[COLLECTED DATA]
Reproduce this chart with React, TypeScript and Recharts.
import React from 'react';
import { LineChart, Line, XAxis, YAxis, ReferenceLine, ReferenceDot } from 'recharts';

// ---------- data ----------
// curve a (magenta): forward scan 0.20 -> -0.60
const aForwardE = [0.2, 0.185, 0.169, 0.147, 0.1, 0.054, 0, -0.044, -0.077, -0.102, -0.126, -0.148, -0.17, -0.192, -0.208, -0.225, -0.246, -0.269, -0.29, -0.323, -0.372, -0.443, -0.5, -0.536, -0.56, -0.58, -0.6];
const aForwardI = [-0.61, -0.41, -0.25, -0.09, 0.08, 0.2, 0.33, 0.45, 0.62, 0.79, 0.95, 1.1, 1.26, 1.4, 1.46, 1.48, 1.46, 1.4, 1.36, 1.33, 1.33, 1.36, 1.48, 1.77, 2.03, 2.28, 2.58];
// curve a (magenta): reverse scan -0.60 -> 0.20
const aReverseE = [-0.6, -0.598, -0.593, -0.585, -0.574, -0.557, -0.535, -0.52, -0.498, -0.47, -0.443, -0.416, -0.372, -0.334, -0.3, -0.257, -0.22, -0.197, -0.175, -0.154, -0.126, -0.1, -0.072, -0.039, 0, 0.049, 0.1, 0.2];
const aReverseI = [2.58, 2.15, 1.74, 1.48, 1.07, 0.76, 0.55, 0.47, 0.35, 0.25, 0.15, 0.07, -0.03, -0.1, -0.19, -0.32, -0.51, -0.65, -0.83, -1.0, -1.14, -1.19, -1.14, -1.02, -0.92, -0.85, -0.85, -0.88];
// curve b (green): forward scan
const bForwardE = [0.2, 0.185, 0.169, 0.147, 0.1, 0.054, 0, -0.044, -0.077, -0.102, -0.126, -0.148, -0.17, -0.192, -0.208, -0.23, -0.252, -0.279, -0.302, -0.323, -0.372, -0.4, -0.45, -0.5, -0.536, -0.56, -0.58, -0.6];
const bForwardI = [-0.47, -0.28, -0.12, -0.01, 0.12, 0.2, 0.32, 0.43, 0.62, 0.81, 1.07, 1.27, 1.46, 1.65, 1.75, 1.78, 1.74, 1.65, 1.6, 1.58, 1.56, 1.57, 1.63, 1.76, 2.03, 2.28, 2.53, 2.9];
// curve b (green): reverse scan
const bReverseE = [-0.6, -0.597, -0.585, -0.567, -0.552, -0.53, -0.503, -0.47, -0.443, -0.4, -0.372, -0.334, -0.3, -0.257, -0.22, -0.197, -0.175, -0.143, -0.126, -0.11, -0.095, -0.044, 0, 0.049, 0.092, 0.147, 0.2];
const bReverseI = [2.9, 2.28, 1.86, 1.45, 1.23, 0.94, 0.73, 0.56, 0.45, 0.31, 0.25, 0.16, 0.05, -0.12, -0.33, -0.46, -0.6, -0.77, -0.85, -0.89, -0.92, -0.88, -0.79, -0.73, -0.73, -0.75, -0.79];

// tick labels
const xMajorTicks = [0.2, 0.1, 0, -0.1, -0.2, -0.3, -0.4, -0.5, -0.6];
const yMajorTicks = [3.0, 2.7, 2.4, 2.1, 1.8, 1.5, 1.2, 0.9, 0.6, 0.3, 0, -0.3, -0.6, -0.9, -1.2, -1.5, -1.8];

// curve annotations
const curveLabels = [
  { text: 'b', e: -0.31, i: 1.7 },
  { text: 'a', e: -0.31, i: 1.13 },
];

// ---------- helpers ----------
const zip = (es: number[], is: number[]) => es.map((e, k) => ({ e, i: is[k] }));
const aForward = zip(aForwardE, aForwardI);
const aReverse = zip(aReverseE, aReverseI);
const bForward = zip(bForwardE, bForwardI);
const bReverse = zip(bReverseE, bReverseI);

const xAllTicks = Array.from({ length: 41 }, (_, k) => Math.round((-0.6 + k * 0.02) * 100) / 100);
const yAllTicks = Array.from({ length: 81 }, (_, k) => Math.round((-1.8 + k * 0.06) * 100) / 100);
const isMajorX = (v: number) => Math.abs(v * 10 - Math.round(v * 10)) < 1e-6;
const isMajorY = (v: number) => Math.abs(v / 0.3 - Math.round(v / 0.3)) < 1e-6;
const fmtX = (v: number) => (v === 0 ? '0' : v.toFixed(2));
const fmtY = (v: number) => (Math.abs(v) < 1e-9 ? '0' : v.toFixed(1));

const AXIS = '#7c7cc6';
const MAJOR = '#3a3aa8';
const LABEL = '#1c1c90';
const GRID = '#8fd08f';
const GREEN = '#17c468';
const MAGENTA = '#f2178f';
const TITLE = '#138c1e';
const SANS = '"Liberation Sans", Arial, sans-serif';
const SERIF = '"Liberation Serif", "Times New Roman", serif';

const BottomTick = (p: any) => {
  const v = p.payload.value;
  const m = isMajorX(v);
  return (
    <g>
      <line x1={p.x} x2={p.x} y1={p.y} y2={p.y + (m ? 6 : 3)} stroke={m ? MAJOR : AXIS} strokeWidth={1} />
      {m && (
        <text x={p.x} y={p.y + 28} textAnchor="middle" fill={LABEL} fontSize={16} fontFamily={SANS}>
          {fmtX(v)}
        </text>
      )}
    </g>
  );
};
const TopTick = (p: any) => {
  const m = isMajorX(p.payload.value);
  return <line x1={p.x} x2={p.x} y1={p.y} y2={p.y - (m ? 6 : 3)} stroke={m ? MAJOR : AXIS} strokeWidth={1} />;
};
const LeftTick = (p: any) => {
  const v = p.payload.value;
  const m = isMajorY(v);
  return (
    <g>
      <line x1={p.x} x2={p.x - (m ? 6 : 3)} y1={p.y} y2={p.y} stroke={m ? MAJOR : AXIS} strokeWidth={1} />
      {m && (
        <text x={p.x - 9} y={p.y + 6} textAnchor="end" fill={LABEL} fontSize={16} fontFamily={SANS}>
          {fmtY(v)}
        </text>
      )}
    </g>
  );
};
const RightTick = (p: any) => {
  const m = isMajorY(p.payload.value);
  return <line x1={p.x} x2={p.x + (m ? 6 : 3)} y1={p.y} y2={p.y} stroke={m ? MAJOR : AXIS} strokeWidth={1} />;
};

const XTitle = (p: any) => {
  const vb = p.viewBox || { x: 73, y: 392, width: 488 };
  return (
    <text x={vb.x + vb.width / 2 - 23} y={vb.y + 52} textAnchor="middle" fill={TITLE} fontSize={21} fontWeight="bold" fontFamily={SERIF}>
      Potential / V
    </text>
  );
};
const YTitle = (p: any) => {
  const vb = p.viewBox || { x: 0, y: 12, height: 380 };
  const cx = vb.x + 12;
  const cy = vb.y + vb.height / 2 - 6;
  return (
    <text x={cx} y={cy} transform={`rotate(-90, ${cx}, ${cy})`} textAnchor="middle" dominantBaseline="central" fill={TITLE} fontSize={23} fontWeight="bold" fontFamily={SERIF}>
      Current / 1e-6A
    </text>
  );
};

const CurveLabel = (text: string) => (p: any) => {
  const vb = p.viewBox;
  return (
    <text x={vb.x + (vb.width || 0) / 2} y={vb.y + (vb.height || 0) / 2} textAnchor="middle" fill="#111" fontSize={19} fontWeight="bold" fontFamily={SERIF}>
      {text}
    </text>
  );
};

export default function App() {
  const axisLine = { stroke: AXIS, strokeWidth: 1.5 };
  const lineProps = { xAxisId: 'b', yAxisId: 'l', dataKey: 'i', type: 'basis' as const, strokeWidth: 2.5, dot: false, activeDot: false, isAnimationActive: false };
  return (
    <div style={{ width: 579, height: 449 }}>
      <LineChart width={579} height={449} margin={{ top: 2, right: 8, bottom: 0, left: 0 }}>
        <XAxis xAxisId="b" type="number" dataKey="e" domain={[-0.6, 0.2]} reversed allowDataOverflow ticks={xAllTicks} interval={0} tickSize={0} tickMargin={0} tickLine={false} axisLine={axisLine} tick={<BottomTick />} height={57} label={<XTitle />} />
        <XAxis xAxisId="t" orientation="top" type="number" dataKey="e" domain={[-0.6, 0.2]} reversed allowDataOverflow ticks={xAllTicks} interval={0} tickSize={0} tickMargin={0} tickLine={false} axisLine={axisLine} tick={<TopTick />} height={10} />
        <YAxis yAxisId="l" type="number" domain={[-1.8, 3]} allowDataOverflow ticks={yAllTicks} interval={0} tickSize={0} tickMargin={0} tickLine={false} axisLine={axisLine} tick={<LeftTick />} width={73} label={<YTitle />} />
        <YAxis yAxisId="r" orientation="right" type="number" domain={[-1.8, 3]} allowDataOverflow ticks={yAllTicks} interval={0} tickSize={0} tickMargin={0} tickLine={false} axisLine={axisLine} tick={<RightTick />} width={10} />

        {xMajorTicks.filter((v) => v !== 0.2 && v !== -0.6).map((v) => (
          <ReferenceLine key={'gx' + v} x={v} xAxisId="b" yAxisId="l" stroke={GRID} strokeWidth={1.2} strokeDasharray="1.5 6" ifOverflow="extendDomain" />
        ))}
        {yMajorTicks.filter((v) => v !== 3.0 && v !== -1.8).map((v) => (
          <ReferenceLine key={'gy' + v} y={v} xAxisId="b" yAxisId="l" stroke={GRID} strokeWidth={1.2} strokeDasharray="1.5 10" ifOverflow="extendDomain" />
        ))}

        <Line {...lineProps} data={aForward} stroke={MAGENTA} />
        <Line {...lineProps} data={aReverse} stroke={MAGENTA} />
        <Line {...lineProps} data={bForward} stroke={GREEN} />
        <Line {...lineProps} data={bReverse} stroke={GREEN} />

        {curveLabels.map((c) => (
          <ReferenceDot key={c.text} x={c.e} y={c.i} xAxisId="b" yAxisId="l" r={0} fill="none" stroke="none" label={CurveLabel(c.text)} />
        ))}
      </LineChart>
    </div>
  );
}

[PROBLEM DETAILS]
Copy the lines from the start of the data verbatim, stopping after the line containing "YAxis, ReferenceLine, ReferenceDot".

[WRITTEN SOLUTION]
Reproduce this chart with React, TypeScript and Recharts.
import React from 'react';
import { LineChart, Line, XAxis, YAxis, ReferenceLine, ReferenceDot } from 'recharts';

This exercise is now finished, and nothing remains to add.